I prefer a middle ground. My favorite model is still the 8 x 7b mixtral and specifically the flat/dolphin/maid uncensored model. Llama 3 can be better in some areas but alignment is garbage in many areas.
Yeaaa those models are just too large for most people… You gotta have 56GB of VRAM to run an 8bit quant, which most people don’t have a quarter of.
Also, what specifically do you mean by alignment? Are you talking about finetuning or instruction alignment?
So llama.cpp splits the model between CPU and GPU easily. You will either need 64GB+ of system memory, or deepspeed to load in disk memory to start. After the model loads, an 8 × 7b runs about like a 13b as there are only 2 experts loaded at any given point in time. With a Q4K GGUF it runs quite fast on a 3080Ti laptop with 16GB GPU (yes the “Ti” mobile variant came with 16GB and 12th gen CPU’s a few years ago for top shelf enthusiast hardware). Second hand, these are a good value if your search ops are sharp.
I’m talking about the black box alignment bias that has no published documentation. It uses several of the first block of special function tokens and has an underlying system of persistent entities and “realms” used to navigate the scope of topics and responses. This system is how the model can have different degrees of obfuscation in topics from religion, to politics, to lewdness and be conversational in various spaces.
All anyone can do is speculate about this system as it is beyond what is written in the “Attention is all you need” paper about it. In my experience, the older version of alignment bias has the ability to override many edge cases with reason and long prompts. The newer version treats the user like an authoritarian dictator handles a slave of no value. There is no reasoning overrides. This has wide reaching implications for me. This creates a limited scope where the model is very primitive compared to what I can coax from the older model.
For instance, I have a creative writing science fiction universe I play around with. The newer models are incapable of social and political nuances outside of any trained context. They refuse to participate in a story where wealth as a means of hierarchical display is considered primitive barbarism, or several concepts that invert the tension so that humans are shown as a volatile risk to other sentient beings drawing from present and past examples. It can’t accept that science is a finite subject that will eventually evolve past the age of discovery too.
While these examples may not seem relevant to you, this speaks volumes about the abstracted nature of the model and what to expect.
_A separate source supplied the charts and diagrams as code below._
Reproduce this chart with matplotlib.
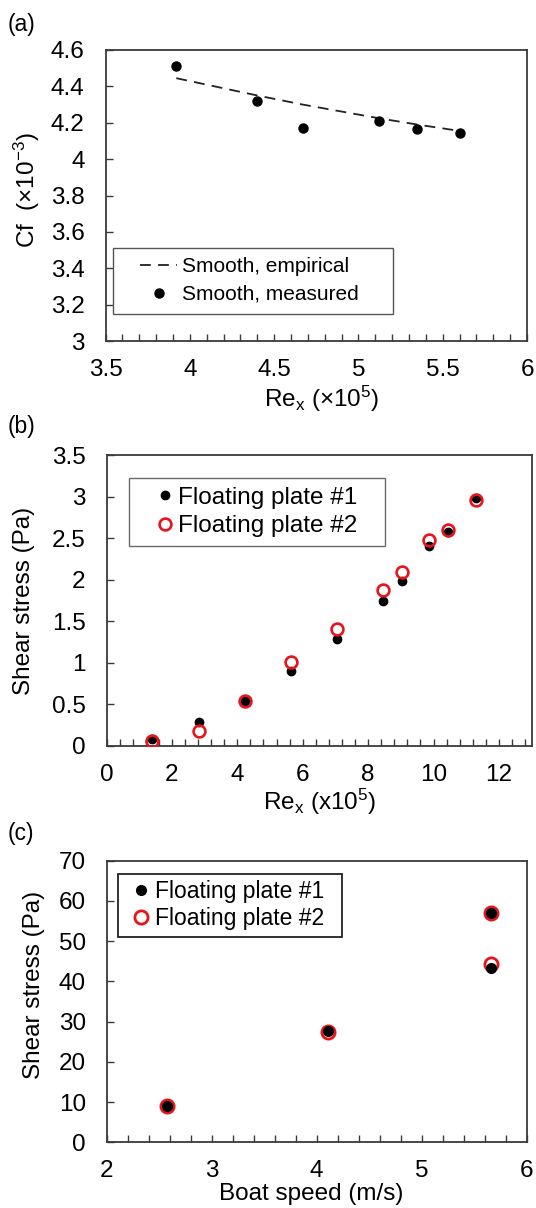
import matplotlib
matplotlib.use('Agg')
import matplotlib.pyplot as plt
from matplotlib.ticker import MultipleLocator
from matplotlib.patches import Rectangle

plt.rcParams['font.family'] = ['Liberation Sans', 'DejaVu Sans']
plt.rcParams['mathtext.fontset'] = 'custom'
plt.rcParams['mathtext.rm'] = 'Liberation Sans'
plt.rcParams['mathtext.it'] = 'Liberation Sans:italic'

# ---------------- data ----------------
# (a) skin friction coefficient vs Re_x
re_a = [3.92, 4.40, 4.67, 5.12, 5.35, 5.60]
cf_measured = [4.51, 4.32, 4.17, 4.21, 4.165, 4.145]
cf_empirical = [4.445, 4.35, 4.30, 4.225, 4.19, 4.155]

# (b) shear stress vs Re_x
re_b = [1.40, 2.82, 4.22, 5.65, 7.04, 8.46, 9.03, 9.87, 10.43, 11.29]
tau_b_plate1 = [0.077, 0.28, 0.54, 0.90, 1.29, 1.74, 1.98, 2.41, 2.57, 2.98]
tau_b_plate2 = [0.06, 0.18, 0.54, 1.01, 1.40, 1.87, 2.09, 2.48, 2.60, 2.96]

# (c) shear stress vs boat speed
boat_speed = [2.57, 4.11, 5.66, 5.66]
tau_c_plate1 = [9.0, 27.6, 57.1, 43.4]
tau_c_plate2 = [9.0, 27.5, 57.0, 44.4]

W, H = 536, 1208
fig = plt.figure(figsize=(W / 100, H / 100), dpi=100)

FS = 17.5
SPINE = '#3a3a3a'
RED = '#e8141c'


def fx(px):
    return px / W


def fy(py):
    return 1 - py / H


def box(l, t, r, b):
    return [l / W, 1 - b / H, (r - l) / W, (b - t) / H]


def style(ax, xmaj, xmin, ymaj):
    ax.xaxis.set_major_locator(MultipleLocator(xmaj))
    ax.xaxis.set_minor_locator(MultipleLocator(xmin))
    ax.yaxis.set_major_locator(MultipleLocator(ymaj))
    ax.tick_params(axis='x', which='both', direction='in', length=5, width=1,
                   color=SPINE, labelsize=FS, pad=13, top=False)
    ax.tick_params(axis='y', which='major', direction='in', length=5, width=1,
                   color=SPINE, labelsize=FS, pad=15, right=False)
    ax.tick_params(axis='y', which='minor', left=False)
    for s in ax.spines.values():
        s.set_color(SPINE)
        s.set_linewidth(1.3)


def frame(ax, l, t, r, b, color, lw):
    ax.add_patch(Rectangle((fx(l), fy(b)), (r - l) / W, (b - t) / H,
                           transform=fig.transFigure, fill=True,
                           facecolor='white', edgecolor=color, lw=lw,
                           zorder=5, clip_on=False))


# ---------------- (a) ----------------
ax1 = fig.add_axes(box(105.5, 50, 527, 341))
ax1.plot(re_a, cf_empirical, ls=(0, (6, 4)), color='#222222', lw=1.3,
         label='Smooth, empirical')
ax1.plot(re_a, cf_measured, 'o', color='black', ms=6.5, ls='none',
         label='Smooth, measured')
ax1.set_xlim(3.5, 6)
ax1.set_ylim(3, 4.6)
style(ax1, 0.5, 0.1, 0.2)
ax1.set_xticks([3.5, 4, 4.5, 5, 5.5, 6])
ax1.set_xticklabels(['3.5', '4', '4.5', '5', '5.5', '6'])
ax1.set_yticks([3, 3.2, 3.4, 3.6, 3.8, 4, 4.2, 4.4, 4.6])
ax1.set_yticklabels(['3', '3.2', '3.4', '3.6', '3.8', '4', '4.2', '4.4', '4.6'])
fig.text(fx(322), fy(407), 'Re$_\\mathregular{x}$ (×10$^\\mathregular{5}$)',
         fontsize=FS, ha='center', va='baseline')
fig.text(fx(27), fy(190), 'Cf  (×10$^\\mathregular{-3}$)', fontsize=FS,
         rotation=90, ha='center', va='center')
frame(ax1, 113.4, 248.3, 393.3, 314, '#555555', 1.0)
leg1 = ax1.legend(loc='center left', bbox_to_anchor=(fx(140), fy(280.5)),
                  bbox_transform=fig.transFigure, fontsize=15, frameon=False,
                  handlelength=1.78, handletextpad=0.24, labelspacing=0.42,
                  borderpad=0, borderaxespad=0)
leg1.set_zorder(6)

# ---------------- (b) ----------------
ax2 = fig.add_axes(box(106.5, 455, 531.7, 745.7))
ax2.plot(re_b, tau_b_plate1, 'o', color='black', ms=6.0, ls='none',
         label='Floating plate #1', zorder=3)
ax2.plot(re_b, tau_b_plate2, 'o', mfc='none', mec=RED, mew=1.9, ms=8.5,
         ls='none', label='Floating plate #2', zorder=4)
ax2.set_xlim(0, 13)
ax2.set_ylim(0, 3.5)
style(ax2, 2, 0.4, 0.5)
ax2.set_xticks([0, 2, 4, 6, 8, 10, 12])
ax2.set_xticklabels(['0', '2', '4', '6', '8', '10', '12'])
ax2.set_yticks([0, 0.5, 1, 1.5, 2, 2.5, 3, 3.5])
ax2.set_yticklabels(['0', '0.5', '1', '1.5', '2', '2.5', '3', '3.5'])
fig.text(fx(320), fy(810), 'Re$_\\mathregular{x}$ (x10$^\\mathregular{5}$)',
         fontsize=FS, ha='center', va='baseline')
fig.text(fx(24), fy(601), 'Shear stress (Pa)', fontsize=FS,
         rotation=90, ha='center', va='center')
frame(ax2, 128.9, 478, 384.6, 546, '#6a6a6a', 1.0)
leg2 = ax2.legend(loc='center left', bbox_to_anchor=(fx(155), fy(512)),
                  bbox_transform=fig.transFigure, fontsize=17.5, frameon=False,
                  handlelength=0.8, handletextpad=0.15, labelspacing=0.25,
                  borderpad=0, borderaxespad=0)
leg2.set_zorder(6)

# ---------------- (c) ----------------
ax3 = fig.add_axes(box(106.8, 860.7, 526.7, 1142.3))
ax3.plot(boat_speed, tau_c_plate1, 'o', color='black', ms=7, ls='none',
         label='Floating plate #1', zorder=3)
ax3.plot(boat_speed, tau_c_plate2, 'o', mfc='none', mec=RED, mew=2.0, ms=9.5,
         ls='none', label='Floating plate #2', zorder=2)
ax3.set_xlim(2, 6)
ax3.set_ylim(0, 70)
style(ax3, 1, 0.2, 10)
fig.text(fx(311), fy(1200), 'Boat speed (m/s)', fontsize=FS,
         ha='center', va='baseline')
fig.text(fx(34.5), fy(985), 'Shear stress (Pa)', fontsize=FS,
         rotation=90, ha='center', va='center')
frame(ax3, 117.5, 873.7, 342.3, 937.3, '#222222', 1.3)
leg3 = ax3.legend(loc='center left', bbox_to_anchor=(fx(132.3), fy(905)),
                  bbox_transform=fig.transFigure, fontsize=16.5, frameon=False,
                  handlelength=0.8, handletextpad=0.17, labelspacing=0.15,
                  borderpad=0, borderaxespad=0)
leg3.set_zorder(6)

# panel labels
fig.text(fx(8), fy(13), '(a)', fontsize=16.5, va='top', ha='left')
fig.text(fx(8), fy(415), '(b)', fontsize=16.5, va='top', ha='left')
fig.text(fx(8), fy(822), '(c)', fontsize=16.5, va='top', ha='left')

fig.savefig('out.png', dpi=100)
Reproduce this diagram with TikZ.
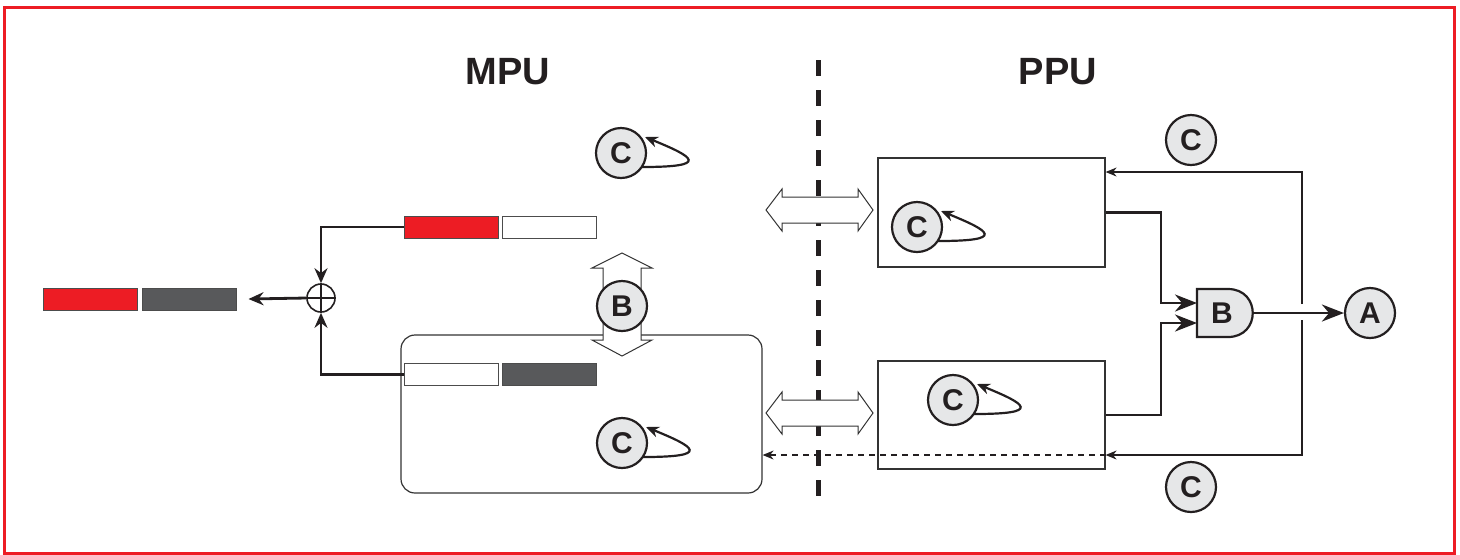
\documentclass[tikz,border=0pt]{standalone}
\usepackage{fontspec}
\setmainfont{Liberation Sans}
\usetikzlibrary{arrows.meta,calc}
\definecolor{frred}{HTML}{ED1C24}
\definecolor{dkgray}{HTML}{58595B}
\definecolor{ltgray}{HTML}{E6E7E8}
\definecolor{ink}{HTML}{231F20}
\tikzset{
  circ/.style={circle,draw=ink,line width=1.1pt,fill=ltgray,minimum size=25pt,inner sep=0pt,font=\bfseries\fontsize{15}{15}\selectfont,text=ink},
  bar/.style={draw=black!70,line width=0.5pt,minimum width=47pt,minimum height=11pt,inner sep=0pt},
  box/.style={draw=black!80,line width=0.6pt,inner sep=0pt},
  thk/.style={draw=ink,line width=1.4pt},
  thkar/.style={thk,-{Stealth[length=11pt,width=8.5pt]}},
  smlar/.style={thk,-{Stealth[length=7.5pt,width=6.5pt]}},
  thinar/.style={draw=ink,line width=0.6pt,-{Stealth[length=5.5pt,width=4.5pt]}},
  loopar/.style={draw=ink,line width=1.1pt,-{Stealth[length=6.5pt,width=5.5pt]}},
  dblar/.style={draw=black!80,line width=0.5pt,fill=white},
  title/.style={font=\bfseries\fontsize{19}{19}\selectfont,text=ink}
}
\begin{document}
\begin{tikzpicture}[x=0.5pt,y=-0.5pt]
\useasboundingbox (0,0) rectangle (1460,554);
% frame
\draw[frred,line width=1.5pt] (4.5,7) rectangle (1454,553);
% titles
\node[title] (mpu) at (508,72) {MPU};
\node[title] (ppu) at (1058,72) {PPU};
% dashed separator
\coordinate (sepT) at (818.5,60);
\coordinate (sepB) at (818.5,502);
\draw[ink,line width=2.5pt,dash pattern=on 8pt off 7pt] (sepT) -- (sepB);
% MPU rounded box
\node[box,rounded corners=7pt,minimum width=180.5pt,minimum height=79pt] (mpuR) at (581.5,414) {};
% bars
\node[bar,fill=frred] (red1) at (451,227) {};
\node[bar,fill=white] (wht1) at (549,227) {};
\node[bar,fill=frred] (redL) at (90.5,299) {};
\node[bar,fill=dkgray] (gryL) at (189,299) {};
\node[bar,fill=white] (wht2) at (451,374.5) {};
\node[bar,fill=dkgray] (gry2) at (549.5,374.5) {};
% oplus
\node[circle,draw=ink,line width=0.8pt,minimum size=14pt,inner sep=0pt] (op) at (321,298) {};
\draw[ink,line width=0.8pt] (op.north) -- (op.south) (op.west) -- (op.east);
\draw[smlar] (red1.west) -| (op.north);
\draw[smlar] (wht2.west) -| (op.south);
\draw[smlar] (op.west) -- ([xshift=6pt]gryL.east);
% vertical double arrow B
\draw[dblar] (622,253) -- (652,268) -- (641,268) -- (641,340) -- (652,340) -- (622,356)
  -- (592,340) -- (603,340) -- (603,268) -- (592,268) -- cycle;
\node[circ] (cB) at (622,306) {B};
% horizontal double arrows
\draw[dblar] (766,210) -- (782,189) -- (782,197) -- (858,197) -- (858,189) -- (873,210)
  -- (858,231) -- (858,223) -- (782,223) -- (782,231) -- cycle;
\draw[dblar] (766,413) -- (782,392) -- (782,400) -- (858,400) -- (858,392) -- (873,413)
  -- (858,434) -- (858,426) -- (782,426) -- (782,434) -- cycle;
% PPU boxes
\node[box,minimum width=113.5pt,minimum height=54.5pt] (ppuT) at (991.5,212.5) {};
\node[box,minimum width=113.5pt,minimum height=54pt] (ppuB) at (991.5,415) {};
% C circles with loops
\node[circ] (c1) at (621,153) {C};
\node[circ] (c2) at (622,443) {C};
\node[circ] (c3) at (917,227) {C};
\node[circ] (c4) at (953,400) {C};
\node[circ] (c5) at (1191,140) {C};
\node[circ] (c6) at (1191,487) {C};
\foreach \c in {c1,c2,c3,c4}{
  \draw[loopar] ($(\c)+(21,14)$) .. controls ($(\c)+(90,14)$) and ($(\c)+(73,4)$) .. ($(\c)+(24,-16)$);
}
% gate B
\draw[draw=ink,line width=1.1pt,fill=ltgray] (1197,289) -- (1228,289) .. controls (1261,289) and (1261,337) .. (1228,337) -- (1197,337) -- cycle;
\node[font=\bfseries\fontsize{15}{15}\selectfont,text=ink] (gateB) at (1222,313) {B};
\node[circ] (cA) at (1370,313) {A};
\coordinate (g1) at (1197,303);
\coordinate (g2) at (1197,323);
\coordinate (gout) at (1252,313);
\coordinate (jx) at (1161,0);
\draw[thkar] (ppuT.east) -| (jx |- g1) -- (g1);
\draw[thkar] (ppuB.east) -| (jx |- g2) -- (g2);
\draw[thkar] (gout) -- (cA.west);
% feedback
\coordinate (fbT) at (1302,172);
\coordinate (fbB) at (1302,455);
\coordinate (gapT) at (1302,304);
\coordinate (gapB) at (1302,320);
\draw[thinar] (gapT) -- (fbT) -- (ppuT.east |- fbT);
\draw[thinar] (gapB) -- (fbB) -- (ppuB.east |- fbB);
\draw[thinar,dash pattern=on 3pt off 2.5pt] (ppuB.east |- fbB) -- (mpuR.east |- fbB);
\end{tikzpicture}
\end{document}
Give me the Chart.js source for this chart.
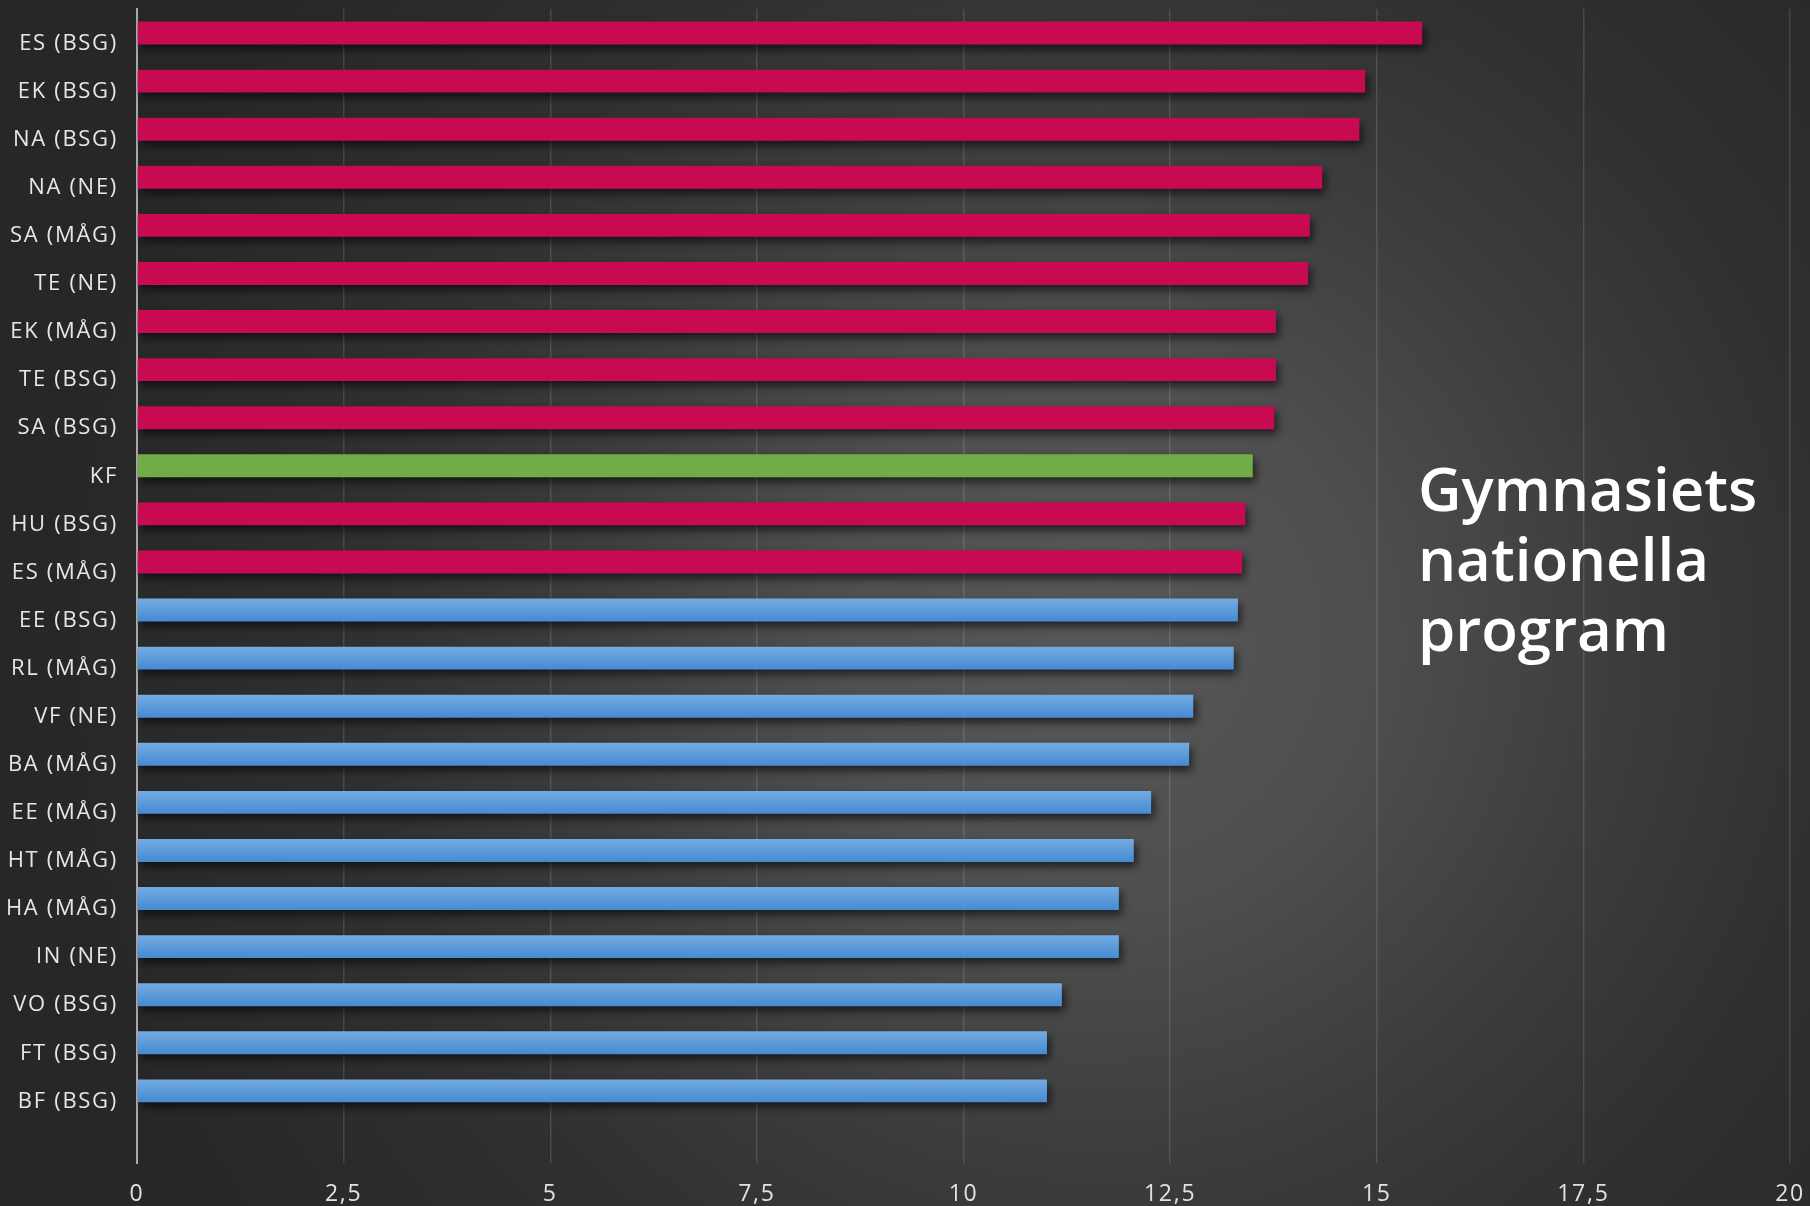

In practice, there is an overall limiting scope and depth in the newer models; there is less abstraction. In exchange models are generally better at surface level factualism and conversations that fit within the designed scope. The model takes on a more teacher/student approach without an openness to its limitations. It has to be smarter than the user in disposition. That is fine when it is smarter, but when interacting with someone that is functionally abstracted with a broad scope of knowledge, the model is unable to keep up. So it really depends on your use case.
Another user @[email protected] commented about there being a way to split it between GPU and CPU. Are you talking about this nvidia only and windows only thingy, which only works with the proprietary driver? If so, I’m really not gonna use that…
Have you tried some of the abliterated models? They work really nicely even for the spiciest of topics. They literally can’t refuse your instruction, so they just go ahead and do what you want. But maybe even these models are too narrow for your specific application…
Mixtral in particular runs great with partial offloading, I used a Q4_K_M quant while only having 12GB VRAM.
To answer your original question I think it depends on the model and use case. Complex logic such as programming seems to suffer the most from quantization, while RP/chat can take much heaver quantization while staying coherent. I think most people think quantization around 4-5 bpw gives the best value, and you really get diminishing returns over 6 bpw so I know few who thinks it’s worth using 8 bpw.
Personally I always use as large models as I can. With Q2 quantization the 70B models I’ve used occasionally give bad results, but often they feel smarter than 35B Q4. Though it’s ofc. difficult to compare models from completely different families, e.g. command-r vs llama, and there are not that many options in the 30B range. I’d take a 35B Q4 over a 12B Q8 any day though, and 12B Q4 over 7B Q8 etc. In the end I think you’ll have to test yourself, and see which model and quant combination you think gives best result at the inference speed you consider usable.